Rakyat Bougainville sudah memberikan suara dalam referendum. Hasilnya, hampir 98 persen dari 181.067 suara mendukung kemerdekaan. Hanya 3.043 pemilih mendukung opsi otonomi yang lebih besar dalam jajak pendapat tersebut.
Referendum ini, bagian kesepakan perdamaian setelah satu dekade perang antara pemberontak Bougainville dan Papua Nugini, yang berakhir 1998 sejak 1988.
Perang tersebut, menyebabkan 20 ribu orang tewas atau sekitar 10 persen dari populasi dari Bougainville.
Konflik antara gerakan separatis Bougainville dan pemerintah pusat di Port Moresby, sebagian besar disebabkan oleh perselisihan tentang pembagian pendapatan dari tambang tembaga Panguna.
Dilansir dari laman abc Kamis (12/12), Tambang Panguna pernah menyumbang 45 persen dari seluruh pendapatan ekspor Papua Nugini.
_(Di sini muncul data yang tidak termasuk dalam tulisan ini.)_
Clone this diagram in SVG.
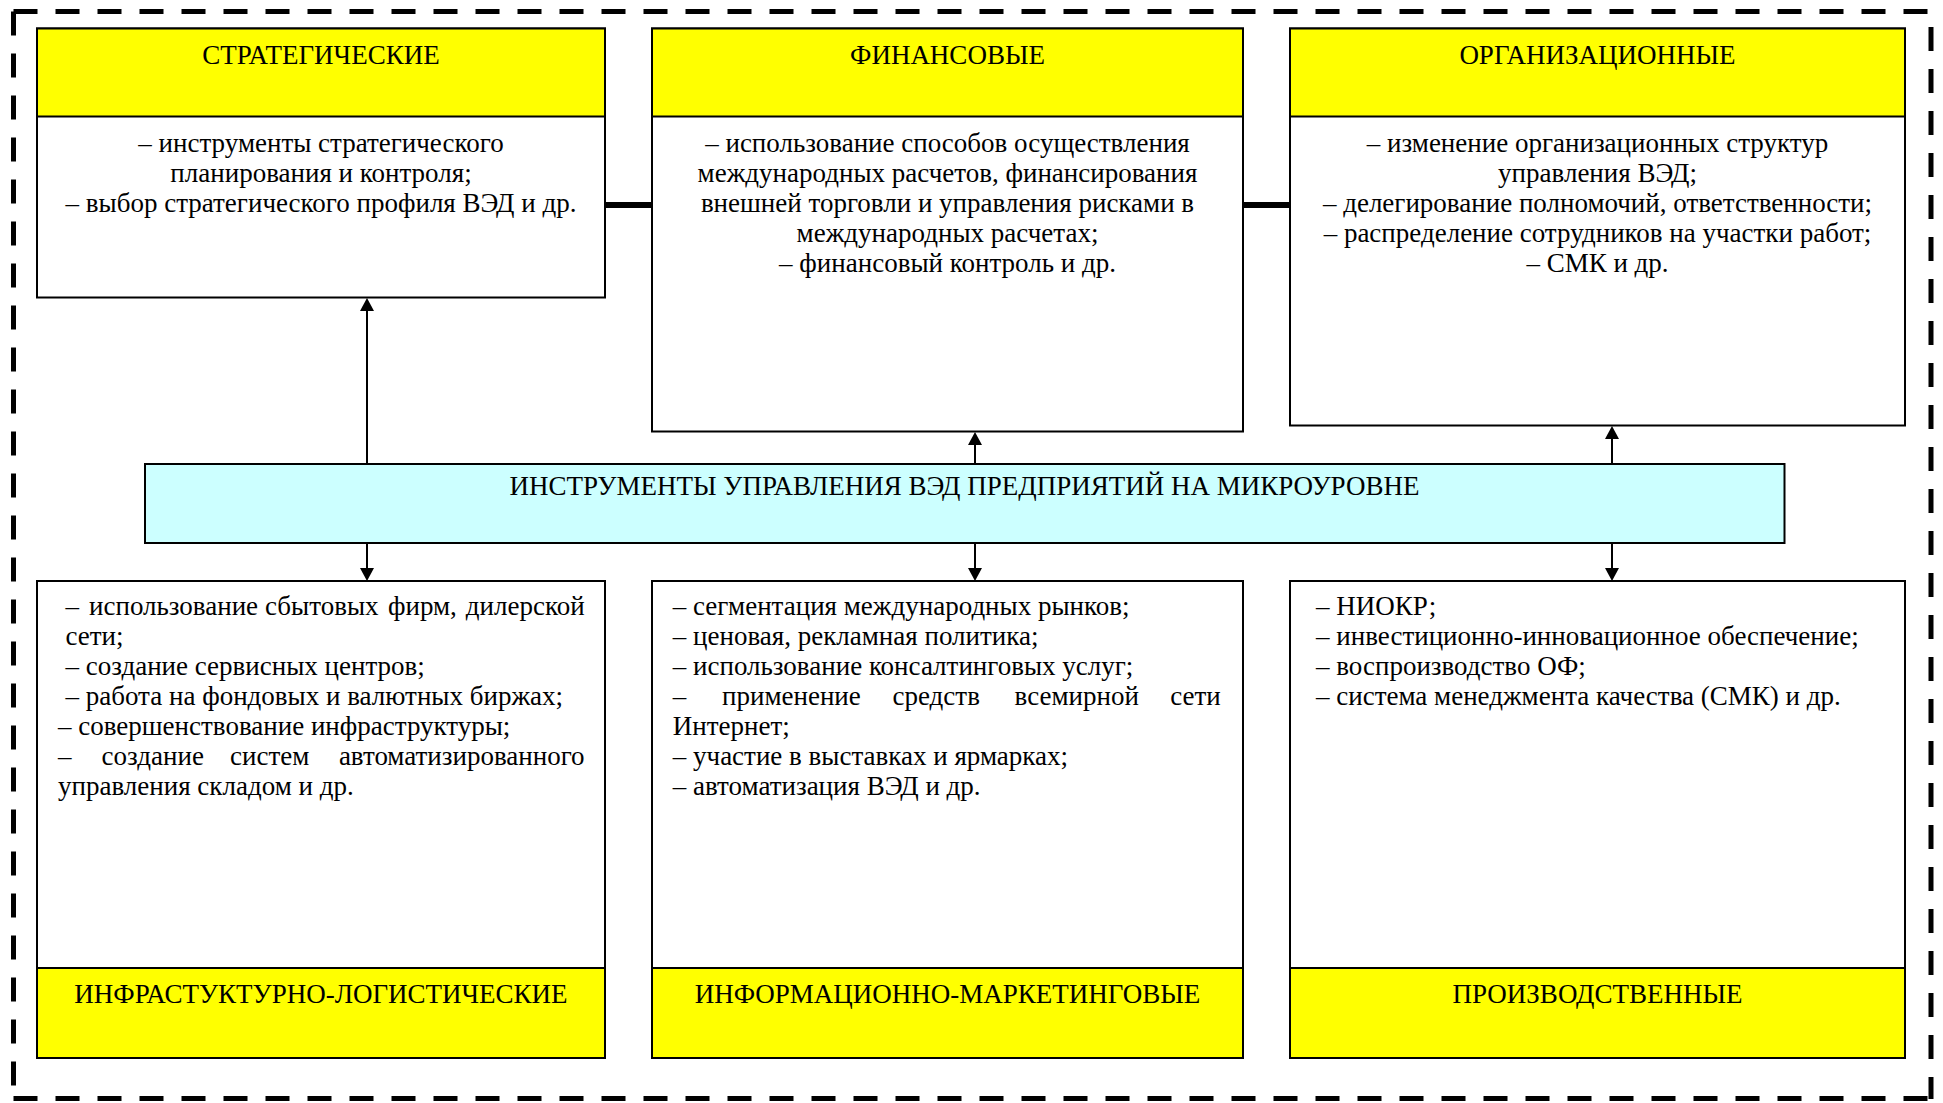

Tambang itu kini diperkirakan masih memiliki cadangan tembaga dan emas dengan nilai miliaran dolar.
Sumber daya alam ini yang jadi pemicu perang saudara di pulau itu, karena rakyat Bougainville merasa keuntungan penambangan di wilayahnya, tidak dibagi secara adil antara Papua Nugini dan Bougainville, atau bahkan antara kelompok pemilik tanah yang berbeda di lokasi tambang.
Calon negara anyar ini, berjarak sekitar 1.000 kilometer di barat Port Moresby. Dari tahun 1880-an hingga Perang Dunia I, Bougainville adalah bagian dari daerah penjajahan Jerman.
Setelah perang, Australia menduduki pulau itu. Pada tahun 1975 Bougainville diserahkan kepada Papua Nugini. Namun, banyak warganya yang ingin membentuk negara merdeka dan melakukan perlawanan bersenjata.
Namun, proses kemerdekaan negara pulau yang berbatasan dengan Australia dan Solomon, harus menunggu persetujuan Parlemen Papua Nugini walaupun mayoritas warga sudah memenangkan referendum merdeka, sebelum akhirnya bisa mengurus wilayahnya secara berdaulat.